Winkler Prins Encyclopedie

E. de Bruyne, G.B.J. Hiltermann en H.R. Hoetink (1947)

Gepubliceerd op 18-10-2023

ZWIJNDRECHT

betekenis & definitie

(1), Zuidhollandse gemeente van 1546 ha met (1953) 16150 inw., van wie (1947) 86 pct Prot., 5 pct R.K. en 9 pct andersdenkenden, beslaat het oostelijk deel van de Zwijndrechtsche Waard tegenover Dordrecht aan de Noord en de Oude Maas. De bodem bestaat uit zeeklei.

Industrie: soda, olie, zeep, zwavelzuur, superphosphaat, rijstpellerij, zoutziederij, jutezakken, beton, conserven, metaalwaren, scheepssloperij, scheepsbouw, groenteteelt en akkerbouw zijn de voornaamste middelen van bestaan. De gemeente omvat de dorpen Zwijndrecht (1947 12 525 inw.) met grote groenteveiling, Groote Lindt (970 inw.), alsmede de gehuchten ’s Heer Oudelandsambacht, Achter Lindt en Kijfhoek. De heerlijkheid Zwijndrecht komt ook onder de naam Schobbelandsambacht voor.Lit.: J. W. de Regt, Gesch. en aardrijksk. beschrijving v. d.

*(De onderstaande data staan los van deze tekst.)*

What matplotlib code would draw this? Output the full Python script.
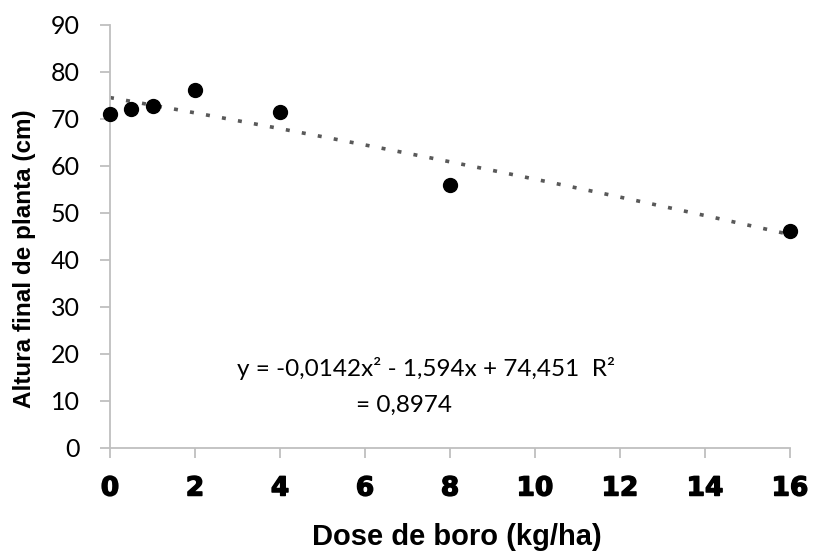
import numpy as np
import matplotlib
matplotlib.use("Agg")
import matplotlib.pyplot as plt
import matplotlib.patheffects as pe

# Data
dose = [0, 0.5, 1, 2, 4, 8, 16]
altura = [71.0, 72.1, 72.6, 76.1, 71.4, 55.9, 46.1]
coef = [-0.0142, -1.594, 74.451]  # trendline y = a x^2 + b x + c
eq_line1 = "y = -0,0142x² - 1,594x + 74,451  R²"
eq_line2 = "= 0,8974"
xticks = [0, 2, 4, 6, 8, 10, 12, 14, 16]
yticks = [0, 10, 20, 30, 40, 50, 60, 70, 80, 90]

W, H = 813, 551
fig = plt.figure(figsize=(W / 100, H / 100), dpi=100)
ax = fig.add_axes([110 / W, 1 - 447.5 / H, 680 / W, 423 / H])

xs = np.linspace(0, 16, 200)
ys = np.polyval(coef, xs)
ax.plot(xs, ys, color="#595959", lw=2.6, linestyle=(0, (1.1, 3.4)),
        dash_capstyle="butt", zorder=2)
ax.plot(dose, altura, "o", color="black", markersize=10, zorder=3,
        clip_on=False)

ax.set_xlim(0, 16)
ax.set_ylim(0, 90)
ax.set_xticks(xticks)
ax.set_yticks(yticks)
ax.set_xticklabels([str(t) for t in xticks], fontfamily="DejaVu Sans",
                   fontweight="bold", fontsize=19,
                   path_effects=[pe.withStroke(linewidth=1.0, foreground="black")])
ax.set_yticklabels([str(t) for t in yticks], fontfamily="Lato", fontsize=18)

for s in ["top", "right"]:
    ax.spines[s].set_visible(False)
for s in ["left", "bottom"]:
    ax.spines[s].set_color("#bfbfbf")
    ax.spines[s].set_linewidth(1.3)
ax.tick_params(axis="both", direction="out", length=7.2, width=1.3,
               color="#bfbfbf")
ax.tick_params(axis="y", pad=14.5)
ax.tick_params(axis="x", pad=13)

fig.text(456.5 / W, 1 - 537 / H, "Dose de boro (kg/ha)",
         fontfamily="Liberation Sans", fontweight="bold", fontsize=21,
         ha="center", va="center")
fig.text(25 / W, 1 - 258.5 / H, "Altura final de planta (cm)",
         fontfamily="Liberation Sans", fontweight="bold", fontsize=17.5,
         ha="center", va="center", rotation=90)

fig.text(426 / W, 1 - 368 / H, eq_line1,
         fontfamily="Lato", fontsize=17.5, ha="center", va="center")
fig.text(404 / W, 1 - 405 / H, eq_line2,
         fontfamily="Lato", fontsize=17.5, ha="center", va="center")

fig.savefig("out.png", dpi=100)
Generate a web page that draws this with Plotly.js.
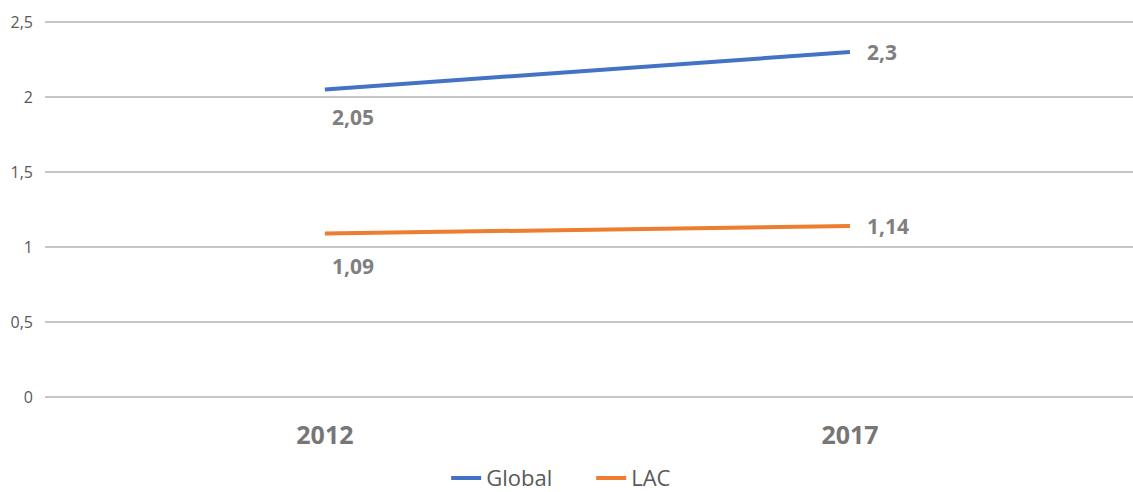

Zwijndrechtsche Waard (Zwijndrecht 1848); Z. (Amsterdam 1927).

(2), gemeente in de provincie Antwerpen (sedert 1923), aan de Schelde, tegenover Antwerpen, op vlakke polder- en zandbodem, 1350 ha (landbouw, brouwerijen, meubelnijverheid), telt (1952) 7532 inw., deels werkzaam aan de haven. Het was vroeger een heerlijkheid in het Land van Waas, lang verenigd met Burcht. Het gehucht St-Anna of Vlaams Hoofd werd aan Antwerpen afgestaan in 1923. De Gothische kerk, verbouwd in 1545 en 1626, bezit fraaie doeken o.m. van Marten de Vos.

Lit.: Fr. de Potter en J. Broeckaert, Z. (Gent 1881); R. de Groodt, Gesch. van Z. en het Vlaamsch Hoofd (Antwerpen 1925); Idem, Burght, Z., het Vlaamsch Hoofd, aanteekeningen (Brasschaat 1931).